* **Aim**
Go through the data and copy every line exactly, but not the images.

* **Recorded information**
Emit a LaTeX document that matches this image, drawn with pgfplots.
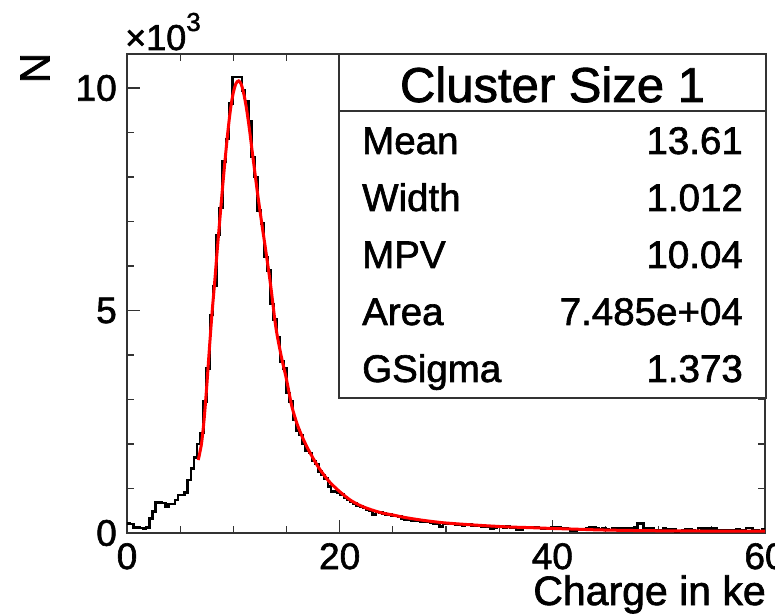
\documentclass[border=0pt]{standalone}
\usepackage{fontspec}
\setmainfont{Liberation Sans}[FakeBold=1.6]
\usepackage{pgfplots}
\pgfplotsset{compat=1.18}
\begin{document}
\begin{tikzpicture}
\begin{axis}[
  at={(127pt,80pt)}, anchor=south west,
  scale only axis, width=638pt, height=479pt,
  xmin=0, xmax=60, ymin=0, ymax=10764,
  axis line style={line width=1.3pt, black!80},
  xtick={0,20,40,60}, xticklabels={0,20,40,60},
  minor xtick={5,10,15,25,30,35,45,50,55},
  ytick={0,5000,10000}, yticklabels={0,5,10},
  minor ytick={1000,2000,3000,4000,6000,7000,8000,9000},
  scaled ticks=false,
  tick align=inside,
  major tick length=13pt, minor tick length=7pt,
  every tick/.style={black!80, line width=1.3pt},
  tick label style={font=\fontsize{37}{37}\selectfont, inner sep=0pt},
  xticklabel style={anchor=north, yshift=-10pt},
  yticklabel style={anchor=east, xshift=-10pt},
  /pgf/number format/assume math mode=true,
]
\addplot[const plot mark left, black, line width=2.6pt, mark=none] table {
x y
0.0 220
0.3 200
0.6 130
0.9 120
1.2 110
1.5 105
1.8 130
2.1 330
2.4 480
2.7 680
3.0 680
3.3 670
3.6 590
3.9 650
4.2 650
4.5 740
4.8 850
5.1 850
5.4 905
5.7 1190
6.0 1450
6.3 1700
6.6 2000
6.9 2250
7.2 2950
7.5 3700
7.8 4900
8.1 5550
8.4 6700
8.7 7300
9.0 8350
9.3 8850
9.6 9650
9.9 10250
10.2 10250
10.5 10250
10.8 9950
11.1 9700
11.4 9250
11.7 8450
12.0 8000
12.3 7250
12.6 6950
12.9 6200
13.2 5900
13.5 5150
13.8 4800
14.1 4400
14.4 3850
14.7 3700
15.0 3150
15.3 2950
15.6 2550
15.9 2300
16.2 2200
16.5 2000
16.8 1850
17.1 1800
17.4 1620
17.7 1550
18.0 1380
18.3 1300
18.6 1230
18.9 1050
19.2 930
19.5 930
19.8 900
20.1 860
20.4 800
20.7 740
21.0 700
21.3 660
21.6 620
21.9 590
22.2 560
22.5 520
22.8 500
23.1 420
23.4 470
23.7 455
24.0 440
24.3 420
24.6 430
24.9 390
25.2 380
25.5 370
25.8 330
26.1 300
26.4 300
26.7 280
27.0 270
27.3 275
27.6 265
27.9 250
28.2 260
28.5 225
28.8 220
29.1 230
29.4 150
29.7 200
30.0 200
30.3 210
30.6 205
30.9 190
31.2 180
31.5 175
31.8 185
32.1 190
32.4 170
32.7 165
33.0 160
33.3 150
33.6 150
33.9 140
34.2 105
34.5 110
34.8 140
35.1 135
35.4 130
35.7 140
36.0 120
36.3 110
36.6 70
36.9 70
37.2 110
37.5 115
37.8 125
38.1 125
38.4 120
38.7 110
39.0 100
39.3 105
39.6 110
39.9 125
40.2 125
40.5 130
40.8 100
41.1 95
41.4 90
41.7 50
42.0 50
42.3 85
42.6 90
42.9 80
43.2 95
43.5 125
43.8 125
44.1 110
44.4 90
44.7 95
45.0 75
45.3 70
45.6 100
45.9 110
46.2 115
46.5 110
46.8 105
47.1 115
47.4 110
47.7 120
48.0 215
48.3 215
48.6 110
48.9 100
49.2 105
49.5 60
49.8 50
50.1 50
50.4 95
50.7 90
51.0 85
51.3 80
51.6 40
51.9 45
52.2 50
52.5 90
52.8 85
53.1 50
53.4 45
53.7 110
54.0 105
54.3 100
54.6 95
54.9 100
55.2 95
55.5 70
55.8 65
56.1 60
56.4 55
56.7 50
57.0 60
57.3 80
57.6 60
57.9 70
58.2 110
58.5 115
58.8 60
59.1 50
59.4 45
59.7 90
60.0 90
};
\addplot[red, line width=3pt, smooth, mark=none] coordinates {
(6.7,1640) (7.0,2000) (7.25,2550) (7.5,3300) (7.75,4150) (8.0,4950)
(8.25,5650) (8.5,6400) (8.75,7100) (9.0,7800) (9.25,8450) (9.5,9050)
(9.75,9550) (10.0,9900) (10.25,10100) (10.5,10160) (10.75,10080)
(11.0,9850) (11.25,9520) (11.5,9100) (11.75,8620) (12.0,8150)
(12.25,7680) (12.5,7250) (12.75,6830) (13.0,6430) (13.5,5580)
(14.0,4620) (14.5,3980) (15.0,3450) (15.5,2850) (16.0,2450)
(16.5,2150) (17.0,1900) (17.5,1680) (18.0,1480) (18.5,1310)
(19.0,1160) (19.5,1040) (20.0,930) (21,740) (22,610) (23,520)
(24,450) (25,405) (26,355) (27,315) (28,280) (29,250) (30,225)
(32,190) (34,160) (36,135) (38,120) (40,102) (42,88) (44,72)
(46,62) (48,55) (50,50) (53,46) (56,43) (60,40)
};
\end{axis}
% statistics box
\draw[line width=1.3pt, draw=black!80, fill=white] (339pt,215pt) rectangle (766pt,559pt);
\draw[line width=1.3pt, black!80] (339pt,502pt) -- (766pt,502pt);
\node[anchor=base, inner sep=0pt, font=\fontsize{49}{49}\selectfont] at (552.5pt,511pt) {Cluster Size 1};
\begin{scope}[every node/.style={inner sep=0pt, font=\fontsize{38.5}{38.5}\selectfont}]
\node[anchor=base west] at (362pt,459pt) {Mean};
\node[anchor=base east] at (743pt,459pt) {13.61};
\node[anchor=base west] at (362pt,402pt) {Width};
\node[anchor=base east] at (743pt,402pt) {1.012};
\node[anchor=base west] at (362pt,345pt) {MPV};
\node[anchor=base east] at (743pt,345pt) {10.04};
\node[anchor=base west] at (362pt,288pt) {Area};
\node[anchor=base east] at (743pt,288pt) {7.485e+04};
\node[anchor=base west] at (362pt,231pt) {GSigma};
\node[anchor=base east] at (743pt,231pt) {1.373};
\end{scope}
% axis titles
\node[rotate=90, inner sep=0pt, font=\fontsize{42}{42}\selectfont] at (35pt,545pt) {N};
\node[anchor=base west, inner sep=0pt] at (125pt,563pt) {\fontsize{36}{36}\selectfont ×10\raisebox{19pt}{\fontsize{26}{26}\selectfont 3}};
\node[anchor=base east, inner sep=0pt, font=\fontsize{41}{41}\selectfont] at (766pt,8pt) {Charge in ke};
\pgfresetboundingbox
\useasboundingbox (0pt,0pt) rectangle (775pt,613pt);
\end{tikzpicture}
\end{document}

* **Reply to the exercise**
Emit a LaTeX document that matches this image, drawn with pgfplots.
\documentclass[border=0pt]{standalone}
\usepackage{fontspec}
\setmainfont{Liberation Sans}[FakeBold=1.6]
\usepackage{pgfplots}
\pgfplotsset{compat=1.18}
\begin{document}
\begin{tikzpicture}
\begin{axis}[
  at={(127pt,80pt)}, anchor=south west,
  scale only axis, width=638pt, height=479pt,
  xmin=0, xmax=60, ymin=0, ymax=10764,
  axis line style={line width=1.3pt, black!80},
  xtick={0,20,40,60}, xticklabels={0,20,40,60},
  minor xtick={5,10,15,25,30,35,45,50,55},
  ytick={0,5000,10000}, yticklabels={0,5,10},
  minor ytick={1000,2000,3000,4000,6000,7000,8000,9000},
  scaled ticks=false,
  tick align=inside,
  major tick length=13pt, minor tick length=7pt,
  every tick/.style={black!80, line width=1.3pt},
  tick label style={font=\fontsize{37}{37}\selectfont, inner sep=0pt},
  xticklabel style={anchor=north, yshift=-10pt},
  yticklabel style={anchor=east, xshift=-10pt},
  /pgf/number format/assume math mode=true,
]
\addplot[const plot mark left, black, line width=2.6pt, mark=none] table {
x y
0.0 220
0.3 200
0.6 130
0.9 120
1.2 110
1.5 105
1.8 130
2.1 330
2.4 480
2.7 680
3.0 680
3.3 670
3.6 590
3.9 650
4.2 650
4.5 740
4.8 850
5.1 850
5.4 905
5.7 1190
6.0 1450
6.3 1700
6.6 2000
6.9 2250
7.2 2950
7.5 3700
7.8 4900
8.1 5550
8.4 6700
8.7 7300
9.0 8350
9.3 8850
9.6 9650
9.9 10250
10.2 10250
10.5 10250
10.8 9950
11.1 9700
11.4 9250
11.7 8450
12.0 8000
12.3 7250
12.6 6950
12.9 6200
13.2 5900
13.5 5150
13.8 4800
14.1 4400
14.4 3850
14.7 3700
15.0 3150
15.3 2950
15.6 2550
15.9 2300
16.2 2200
16.5 2000
16.8 1850
17.1 1800
17.4 1620
17.7 1550
18.0 1380
18.3 1300
18.6 1230
18.9 1050
19.2 930
19.5 930
19.8 900
20.1 860
20.4 800
20.7 740
21.0 700
21.3 660
21.6 620
21.9 590
22.2 560
22.5 520
22.8 500
23.1 420
23.4 470
23.7 455
24.0 440
24.3 420
24.6 430
24.9 390
25.2 380
25.5 370
25.8 330
26.1 300
26.4 300
26.7 280
27.0 270
27.3 275
27.6 265
27.9 250
28.2 260
28.5 225
28.8 220
29.1 230
29.4 150
29.7 200
30.0 200
30.3 210
30.6 205
30.9 190
31.2 180
31.5 175
31.8 185
32.1 190
32.4 170
32.7 165
33.0 160
33.3 150
33.6 150
33.9 140
34.2 105
34.5 110
34.8 140
35.1 135
35.4 130
35.7 140
36.0 120
36.3 110
36.6 70
36.9 70
37.2 110
37.5 115
37.8 125
38.1 125
38.4 120
38.7 110
39.0 100
39.3 105
39.6 110
39.9 125
40.2 125
40.5 130
40.8 100
41.1 95
41.4 90
41.7 50
42.0 50
42.3 85
42.6 90
42.9 80
43.2 95
43.5 125
43.8 125
44.1 110
44.4 90
44.7 95
45.0 75
45.3 70
45.6 100
45.9 110
46.2 115
46.5 110
46.8 105
47.1 115
47.4 110
47.7 120
48.0 215
48.3 215
48.6 110
48.9 100
49.2 105
49.5 60
49.8 50
50.1 50
50.4 95
50.7 90
51.0 85
51.3 80
51.6 40
51.9 45
52.2 50
52.5 90
52.8 85
53.1 50
53.4 45
53.7 110
54.0 105
54.3 100
54.6 95
54.9 100
55.2 95
55.5 70
55.8 65
56.1 60
56.4 55
56.7 50
57.0 60
57.3 80
57.6 60
57.9 70
58.2 110
58.5 115
58.8 60
59.1 50
59.4 45
59.7 90
60.0 90
};
\addplot[red, line width=3pt, smooth, mark=none] coordinates {
(6.7,1640) (7.0,2000) (7.25,2550) (7.5,3300) (7.75,4150) (8.0,4950)
(8.25,5650) (8.5,6400) (8.75,7100) (9.0,7800) (9.25,8450) (9.5,9050)
(9.75,9550) (10.0,9900) (10.25,10100) (10.5,10160) (10.75,10080)
(11.0,9850) (11.25,9520) (11.5,9100) (11.75,8620) (12.0,8150)
(12.25,7680) (12.5,7250) (12.75,6830) (13.0,6430) (13.5,5580)
(14.0,4620) (14.5,3980) (15.0,3450) (15.5,2850) (16.0,2450)
(16.5,2150) (17.0,1900) (17.5,1680) (18.0,1480) (18.5,1310)
(19.0,1160) (19.5,1040) (20.0,930) (21,740) (22,610) (23,520)
(24,450) (25,405) (26,355) (27,315) (28,280) (29,250) (30,225)
(32,190) (34,160) (36,135) (38,120) (40,102) (42,88) (44,72)
(46,62) (48,55) (50,50) (53,46) (56,43) (60,40)
};
\end{axis}
% statistics box
\draw[line width=1.3pt, draw=black!80, fill=white] (339pt,215pt) rectangle (766pt,559pt);
\draw[line width=1.3pt, black!80] (339pt,502pt) -- (766pt,502pt);
\node[anchor=base, inner sep=0pt, font=\fontsize{49}{49}\selectfont] at (552.5pt,511pt) {Cluster Size 1};
\begin{scope}[every node/.style={inner sep=0pt, font=\fontsize{38.5}{38.5}\selectfont}]
\node[anchor=base west] at (362pt,459pt) {Mean};
\node[anchor=base east] at (743pt,459pt) {13.61};
\node[anchor=base west] at (362pt,402pt) {Width};
\node[anchor=base east] at (743pt,402pt) {1.012};
\node[anchor=base west] at (362pt,345pt) {MPV};
\node[anchor=base east] at (743pt,345pt) {10.04};
\node[anchor=base west] at (362pt,288pt) {Area};
\node[anchor=base east] at (743pt,288pt) {7.485e+04};
\node[anchor=base west] at (362pt,231pt) {GSigma};
\node[anchor=base east] at (743pt,231pt) {1.373};
\end{scope}
% axis titles
\node[rotate=90, inner sep=0pt, font=\fontsize{42}{42}\selectfont] at (35pt,545pt) {N};
\node[anchor=base west, inner sep=0pt] at (125pt,563pt) {\fontsize{36}{36}\selectfont ×10\raisebox{19pt}{\fontsize{26}{26}\selectfont 3}};
\node[anchor=base east, inner sep=0pt, font=\fontsize{41}{41}\selectfont] at (766pt,8pt) {Charge in ke};
\pgfresetboundingbox
\useasboundingbox (0pt,0pt) rectangle (775pt,613pt);
\end{tikzpicture}
\end{document}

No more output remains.